也正是在日期间,同为光复会成员的陶成章与龚宝铨、陈志军、陈魏四人愤而剪去发辫,表示与清廷势不两立。马宗汉等人受到影响,也纷纷剪去长辫。不过,在剪之前,马宗汉面容严肃,转身向北,抬右手朝北戟指三下:“北指者,北即清政府统治下的中国,表示从断辫之刻起此生便交付革命大业,将与鞑虏作生死决斗矣。”又转身向西三鞠躬:“西向鞠躬者,是身体发肤受之于父母,有所不忍,请父母谅解孩儿苦心。”然后剪子交右手,一剪落下,发辫已落在左手中。此事在归国后为马广函所知,又急又怒,欲送其子到官府接受处罚,后为马道传阻止而作罢。只可惜,这份来自祖父的爱,终究不久。

马元佐写道:“先父原拟在家稍作休息后,再去德国学习陆军。不意适逢祖父病逝,无法成行,从此深处陋巷,难有作为。先父自称这段时间‘真似日坐薪火之中’。
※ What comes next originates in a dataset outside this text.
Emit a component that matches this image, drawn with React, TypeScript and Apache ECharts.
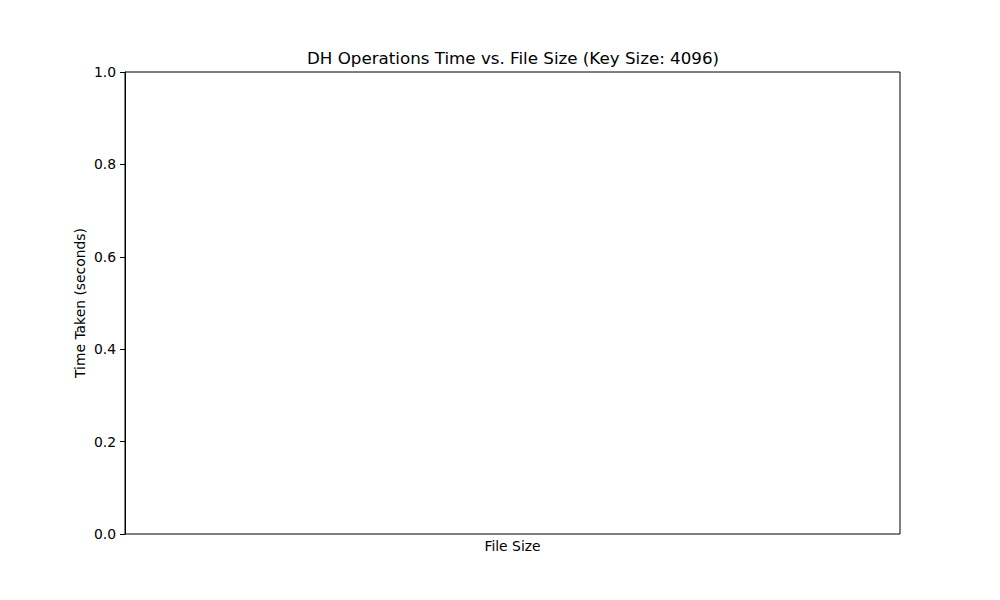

因而当清廷为缓和民意、分化革命而佯称准备立宪时,他立即挺身而出,一面撰文揭露其阴谋,一面与当地上层分子公开辩论,言辞犀利,锐不可当。”

如果说,马宗汉上述行径像是个“逆子”,让马广函坐立难安,但这个儿子也有“谨遵父命”的时候。比如从达善学堂毕业之后,马宗汉便与岑鼐庵之女成婚,也正是这难得的一次“谨遵父命”,给他带来了短暂生命中难得的福气。这位岑氏夫人生于1885年,比他小一岁,性宁静,善女红,但也读过书,能识文断字。更重要的是,她深明大义,对丈夫日后投身革命的选择,从不阻拦。在马宗汉资金困难时,她甚至主动拿出自己的私房钱和首饰,给马宗汉作路资并购买武器弹药。此外,当她看到马宗汉归国后头顶仅剩一头整齐的短发,虽然惊慌,但还是深信自己的丈夫是不会做坏事的。但为了安全计,她还是帮助丈夫做了一条分量轻一点的辫子,牢牢地缝在帽子里,好遮人耳目。

也就在马宗汉与人辩论立宪、革命之短长时,传来了好消息:徐锡麟通过捐官打入官场已初见眉目,将以道台衔分发安徽。这也意味着,清政府内部被打入了一颗致命的“钉子”。尽管有人邀请马宗汉重游日本,但他坚辞不去,因为“他国究非用武之地”。他所做的工作,是协助主持浙江方面大局,同时,担任绍兴大通学堂督办的秋瑾积极组织义旅,俟徐锡麟在安徽站稳脚跟,即赴皖相助。

日后,章太炎在《徐锡麟陈伯平马宗汉传》中提及:“浙江所以多义旅者,宗汉力也。”陶成章《浙案纪略》中卷也有类似提法。根据《马宗汉传》的描述,秋瑾在浙、皖一同举义之前,曾多次到马家路会晤马宗汉,并在马家用过饭,对岑氏夫人做的葱油鲫鱼、清蒸土步鱼、醋蛏、兰凤酸菜汤赞不绝口。岑氏夫人对秋瑾的印象则是,个子不高,容貌端庄秀丽,举止俊雅洒脱,穿男装、着皮鞋,会骑马,没有一般女子的忸怩害羞,谈吐得体,不让须眉。这也让岑氏夫人觉得秋瑾是干大事业的非寻常女子。

为革命捐躯的时刻,很快就要到来了。